Court documents, filed by Justice Department prosecutors on Thursday, say the 52-year-old Grammy-winning rapper “lied unapologetically and relentlessly to carry out his plans” while diverting illegal payments from Low to the Obama campaign.

In the United States, it is illegal for foreigners to donate to electoral campaigns, as well as to pay another person to make a contribution to the campaign.

“Prakazrel Michel betrayed his country for money. He funneled millions of dollars in prohibited foreign contributions into a U.S. presidential election and attempted to manipulate a sitting president to serve a foreign criminal and a foreign power,” prosecutors said.

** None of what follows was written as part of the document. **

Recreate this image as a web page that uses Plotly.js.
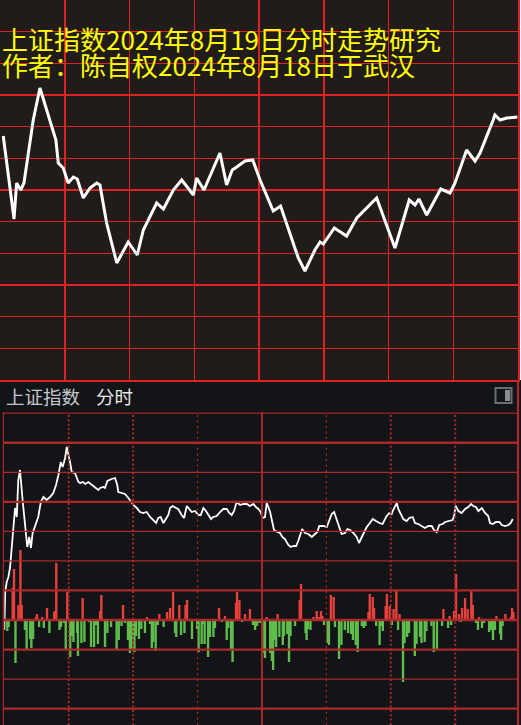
<!DOCTYPE html>
<html>
<head>
<meta charset="utf-8">
<script src="https://cdn.plot.ly/plotly-3.0.1.min.js"></script>
<style>
html,body{margin:0;padding:0;background:#131417;}
#chart{width:521px;height:725px;}
</style>
</head>
<body>
<div id="chart"></div>
<script>
// ---------- text ----------
const titleLine1 = "上证指数2024年8月19日分时走势研究";
const titleLine2 = "作者：陈自权2024年8月18日于武汉";
const panelName = "上证指数";
const panelMode = "分时";

// ---------- top panel: study curve (minute of session, relative level) ----------
const topMin = [1.5,6.5,7.7,9.6,11.1,15.4,18.5,23.6,25.9,27.0,29.3,31.6,34.0,35.8,38.6,41.7,44.8,46.3,49.4,54.1,59.4,63.6,66.4,72.6,75.7,80.3,84.2,89.6,91.1,94.5,101.9,105.0,107.6,109.7,113.5,117.1,120.5,126.6,130.0,138.2,141.3,145.9,148.3,149.8,154.9,160.6,165.3,174.5,183.0,189.6,192.3,194.1,197.7,204.2,208.5,210.8,216.2,220.1,222.4,228.5,229.3,231.7,234.8,239.7];
const topVal = [244,161,197,190,197,260,292,256,240,217,212,197,203,201,182,192,197,195,157,117,138,125,150,177,171,190,200,185,202,190,227,195,210,213,219,220,200,169,174,122,109,130,138,136,152,144,162,182,132,180,175,181,165,191,187,197,230,219,227,260,265,260,262,263];

// ---------- bottom panel: intraday price (minute, relative level) ----------
const priceMin = [0,0.4,1.1,1.9,2.7,3.4,4.2,5.0,5.8,6.5,
  7.3,8.1,8.6,9.3,10.1,10.7,11.6,12.4,13.2,14.8,
  15.8,17.0,18.2,19.7,21.3,22.8,24.1,25.2,26.3,27.2,
  28.3,29.1,29.8,30.6,31.4,32.9,34.5,35.3,36.5,37.7,
  39.1,40.7,42.2,43.8,44.6,46.1,46.9,48.0,50.0,51.6,
  52.6,53.1,54.7,56.2,57.8,58.9,60.1,61.7,63.2,64.7,
  66.3,67.9,69.4,70.7,71.7,72.8,74.1,75.3,76.4,77.2,
  78.4,80.0,81.0,82.6,83.7,85.0,86.2,87.3,88.8,90.4,
  91.5,92.7,93.9,95.0,96.3,97.3,98.9,100.5,102.0,103.6,
  104.8,105.9,107.0,108.2,109.8,111.3,112.9,114.4,116.0,117.2,
  118.3,119.4,120.3,121.4,122.2,123.0,123.8,124.8,125.6,127.2,
  128.4,129.5,130.7,132.3,133.4,134.6,135.9,136.9,138.1,138.7,
  140.1,141.6,143.2,144.7,145.8,146.7,148.6,150.2,151.4,152.5,
  153.6,154.8,156.0,157.1,158.7,159.8,161.0,162.6,164.1,165.2,
  166.5,167.5,168.8,170.3,171.6,173.1,174.7,176.2,177.8,179.3,
  180.4,180.9,182.0,182.8,183.5,184.6,185.8,187.4,188.6,190.2,
  191.3,192.8,194.4,195.9,197.5,199.1,200.1,201.4,202.6,204.2,
  205.3,207.3,208.8,209.6,210.2,211.5,213.0,214.6,216.1,217.4,
  218.4,219.7,220.8,222.4,223.9,225.4,226.2,227.5,229.0,230.6,
  231.7,233.2,234.8,235.9,236.8];
const priceVal = [-10,28,38,43,53,70,95,112,103,140,
  150,127,118,103,85,73,83,72,87,97,
  103,118,123,120,123,127,135,145,158,153,
  162,173,167,158,148,147,138,137,138,136,
  138,135,133,130,132,133,132,139,141,142,
  135,128,127,126,122,118,115,112,108,107,
  108,103,100,97,102,103,97,101,105,112,
  114,112,111,105,102,114,111,108,109,105,
  105,112,109,105,101,103,104,108,111,111,
  107,105,109,118,115,116,116,114,116,113,
  111,108,102,103,117,113,108,98,90,88,
  87,83,81,75,73,74,74,79,87,91,
  87,86,83,86,88,94,94,93,100,106,
  108,100,93,86,87,91,90,87,83,77,
  83,87,93,97,101,99,97,96,103,107,
  106,109,113,117,111,106,101,99,102,103,
  97,96,94,92,94,94,90,88,95,96,
  98,99,100,105,114,109,107,111,113,116,
  114,113,109,112,107,104,97,96,98,98,
  95,94,95,97,101];

// ---------- bottom panel: volume bars (red = up, green = down) ----------
const upMin = [3.9,4.5,6.6,7.5,8.1,14.8,15.2,17.6,19.9,23.2,
  23.6,24.2,29.3,36.5,44.6,45.2,55.3,66.5,72.2,75.8,
  77.2,78.6,81.5,84.4,85.1,100.0,102.8,105.1,107.9,108.4,
  109.5,112.1,114.4,122.2,127.3,137.6,138.2,144.0,145.5,146.4,
  147.5,148.2,152.1,153.4,169.6,170.2,171.6,172.2,177.6,178.2,
  179.5,181.3,182.6,184.1,204.5,207.4,209.5,210.4,211.8,213.2,
  214.6,215.8,217.5,218.2,221.1,229.2,233.4,235.9,236.5,237.1];
const upVol = [32,51,15,70,15,3,6,3,12,8,
  9,57,28,22,9,25,15,3,6,8,
  12,28,15,15,20,12,4,1,17,28,
  20,6,11,3,6,20,36,3,9,3,
  9,4,25,23,8,26,23,12,14,26,
  14,11,29,6,11,4,9,46,6,12,
  22,11,30,15,3,4,6,3,12,8];
const downMin = [1.4,2.0,5.2,9.6,10.4,12.0,12.6,13.4,16.2,18.4,
  21.0,25.7,26.4,27.7,28.6,30.7,31.5,32.2,33.9,34.3,
  35.9,37.3,39.5,40.4,41.8,42.6,43.6,46.9,48.0,49.7,
  52.3,53.3,54.6,56.2,57.6,58.5,59.2,60.1,60.6,61.3,
  62.7,63.8,65.5,67.9,68.7,69.4,70.5,71.5,74.2,79.5,
  80.1,82.3,83.9,87.4,89.8,90.5,91.9,92.7,93.3,94.9,
  95.8,97.4,98.1,101.3,103.6,104.3,105.6,106.3,110.7,115.8,
  116.8,117.7,118.8,119.6,120.3,121.4,123.8,124.6,125.2,125.6,
  126.6,128.1,129.7,130.3,131.8,132.6,133.3,135.4,140.3,140.8,
  141.5,142.6,148.9,150.6,151.2,154.0,155.9,157.0,158.6,160.1,
  161.5,162.4,163.7,164.6,166.5,167.4,168.2,173.2,174.8,175.5,
  176.3,180.5,183.4,185.7,186.4,187.6,188.5,191.2,192.0,193.6,
  194.3,195.8,196.6,198.9,200.0,201.5,203.9,206.7,208.1,212.5,
  219.7,220.6,222.5,223.4,225.8,226.6,227.6,228.5,230.9,231.4,
  232.1];
const downVol = [-11,-7,-43,-10,-30,-19,-28,-19,-7,-8,
  -13,-10,-7,-3,-30,-37,-16,-22,-13,-36,
  -23,-22,-2,-27,-27,-5,-24,-27,-13,-7,
  -29,-20,-6,-3,-20,-33,-30,-18,-32,-16,
  -19,-9,-13,-4,-28,-22,-31,-5,-7,-13,
  -17,-15,-13,-19,-9,-32,-24,-4,-24,-37,
  -17,-17,-8,-2,-20,-8,-29,-42,-2,-5,
  -10,-6,-3,-3,-33,-38,-33,-41,-50,-20,
  -27,-17,-25,-16,-14,-42,-16,-6,-13,-20,
  -9,-10,-5,-23,-25,-7,-39,-25,-10,-13,
  -14,-20,-25,-32,-6,-8,-6,-6,-25,-6,
  -11,-5,-10,-62,-23,-17,-13,-36,-24,-17,
  -23,-22,-11,-6,-32,-30,-6,-8,-5,-2,
  -3,-10,-8,-3,-12,-10,-20,-10,-14,-20,
  -6];

// ---------- grid definitions (bottom panel) ----------
const halfHourMarks = [30, 60, 90, 150, 180, 210];
const halfHourThick = [true, true, false, false, true, true];
const levelStep = 29.54;
const levelIdx = [-3,-2,-1,0,1,2,3,4,5,6,7];
const levelThick = [true,false,true,true,true,false,false,true,false,true,false];

// ---------- layout helpers ----------
const W = 521, H = 725;
const PX = v => v / W;
const PY = v => 1 - v / H;
const topRed = '#dd2323';
const botRed = '#ad2828';

const shapes = [];
// panel backgrounds
shapes.push({type:'rect', xref:'paper', yref:'paper', x0:0, x1:PX(518), y0:PY(380), y1:1,
  fillcolor:'#211b19', line:{width:0}, layer:'below'});
shapes.push({type:'rect', xref:'paper', yref:'paper', x0:PX(518.5), x1:1, y0:PY(380), y1:1,
  fillcolor:'#ffffff', line:{width:0}, layer:'below'});
// horizontal lines in bottom panel
levelIdx.forEach((k, i) => {
  shapes.push({type:'line', xref:'paper', yref:'y2', x0:PX(3.3), x1:PX(517.7),
    y0:k*levelStep, y1:k*levelStep,
    line:{color:botRed, width: levelThick[i] ? 2.3 : 1.2}});
});
// dotted half-hour lines
halfHourMarks.forEach((m, i) => {
  shapes.push({type:'line', xref:'x2', yref:'paper', x0:m, x1:m, y0:0, y1:PY(414),
    line:{color:botRed, width: halfHourThick[i] ? 2 : 1.2, dash: halfHourThick[i] ? '2px,2.4px' : '2px,3.5px'}});
});
// midday solid line and frame
shapes.push({type:'line', xref:'x2', yref:'paper', x0:120, x1:120, y0:0, y1:PY(412.3),
  line:{color:botRed, width:2}});
shapes.push({type:'line', xref:'paper', yref:'paper', x0:PX(3.3), x1:PX(3.3), y0:0, y1:PY(412.3),
  line:{color:botRed, width:1.2}});
shapes.push({type:'line', xref:'paper', yref:'paper', x0:PX(518), x1:PX(518), y0:0, y1:PY(380),
  line:{color:botRed, width:2.2}});
// small window icon in header
shapes.push({type:'rect', xref:'paper', yref:'paper', x0:PX(495.5), x1:PX(511.5), y0:PY(403), y1:PY(388),
  line:{color:'#6c7075', width:2}, fillcolor:'rgba(0,0,0,0)'});
shapes.push({type:'rect', xref:'paper', yref:'paper', x0:PX(505), x1:PX(510), y0:PY(401), y1:PY(390),
  line:{width:0}, fillcolor:'#8a8e93'});

const cjk = '"Noto Sans CJK SC", "Noto Sans", sans-serif';
const annotations = [
  {text:titleLine1, xref:'paper', yref:'paper', x:0, y:PY(38.5), xanchor:'left', yanchor:'middle',
   showarrow:false, font:{family:cjk, size:26, color:'#ffff00'}},
  {text:titleLine2, xref:'paper', yref:'paper', x:0, y:PY(64.5), xanchor:'left', yanchor:'middle',
   showarrow:false, font:{family:cjk, size:26, color:'#ffff00'}},
  {text:panelName, xref:'paper', yref:'paper', x:PX(3.5), y:PY(396), xanchor:'left', yanchor:'middle',
   showarrow:false, font:{family:cjk, size:18.5, color:'#c3c7cc'}},
  {text:panelMode, xref:'paper', yref:'paper', x:PX(94), y:PY(396), xanchor:'left', yanchor:'middle',
   showarrow:false, font:{family:cjk, size:18.5, color:'#e8e8e8'}}
];

const traces = [
  {type:'scatter', mode:'lines', x:topMin, y:topVal, xaxis:'x', yaxis:'y',
   line:{color:'#ffffff', width:3}, hoverinfo:'skip'},
  {type:'bar', x:upMin, y:upVol, xaxis:'x2', yaxis:'y2', width:1.1,
   marker:{color:'#e8403c', line:{width:0}}, hoverinfo:'skip'},
  {type:'bar', x:downMin, y:downVol, xaxis:'x2', yaxis:'y2', width:1.1,
   marker:{color:'#5fbd4e', line:{width:0}}, hoverinfo:'skip'},
  {type:'scatter', mode:'lines', x:priceMin, y:priceVal, xaxis:'x2', yaxis:'y2',
   line:{color:'#ffffff', width:1.8}, hoverinfo:'skip'}
];

const hidden = {showticklabels:false, ticks:'', zeroline:false, fixedrange:true};
const layout = {
  width:W, height:H, margin:{l:0, r:0, t:0, b:0},
  paper_bgcolor:'#131417', plot_bgcolor:'rgba(0,0,0,0)',
  showlegend:false, hovermode:false, barmode:'overlay',
  xaxis:Object.assign({domain:[0, PX(518)], range:[0, 240], anchor:'y',
    showgrid:true, dtick:30, tick0:0, gridcolor:topRed, gridwidth:1.5,
    showline:true, mirror:true, linecolor:topRed, linewidth:1.5}, hidden),
  yaxis:Object.assign({domain:[PY(380), 1], range:[0, 380], anchor:'x',
    showgrid:true, dtick:380/12, tick0:0, gridcolor:topRed, gridwidth:1.5,
    showline:true, mirror:true, linecolor:topRed, linewidth:1.5}, hidden),
  xaxis2:Object.assign({domain:[PX(4.32), PX(519.6)], range:[0, 240], anchor:'y2',
    showgrid:false, showline:false}, hidden),
  yaxis2:Object.assign({domain:[0, PY(412.3)], range:[-105, 207.7], anchor:'x2',
    showgrid:false, showline:false}, hidden),
  shapes:shapes, annotations:annotations
};

Plotly.newPlot('chart', traces, layout, {staticPlot:true, displayModeBar:false});
</script>
</body>
</html>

Prosecutors also said Michel had attempted to end a Justice Department investigation into Low and the 1MDB scandal, in addition to “tampering with witnesses and then committing perjury at trial.”

Prosecutors informed Judge Kollar-Kotelly that federal sentencing guidelines recommended a life sentence for such crimes, urging her to take into account the “breadth and depth of your crimes, your indifference to the risks to your country, and the magnitude of your greed.”

Michel's lawyers downplayed the magnitude of his crimes and said Low's motivation for donating money was not “to achieve some political goal.”

“Instead, Low simply wanted to obtain a photograph of himself and then-President Obama,” Michel's attorneys wrote.

Low – who remains in hiding and claims to be innocent – ​​courted America's rich and famous during a years-long spending spree, allegedly financed with funds stolen from 1MDB.

Most notably, he was one of the main financiers of the 2013 film The Wolf of Wall Street, starring DiCaprio.

Defense attorney Peter Zeidenberg said Michel will appeal.

He called his client's 14-year sentence “completely disproportionate to the crime” and “absurdly high,” given that those terms are typically reserved for deadly terrorists and drug cartel leaders.

Instead, Zeidenberg recommended a three-year prison sentence for Michel.

Michel, a Brooklyn native whose parents immigrated to the U.S. from Haiti, was a founding member of the Fugees along with his childhood friends Lauryn Hill and Wyclef Jean. The group won two Grammy Awards during their heyday in the 1990s and sold tens of millions of albums.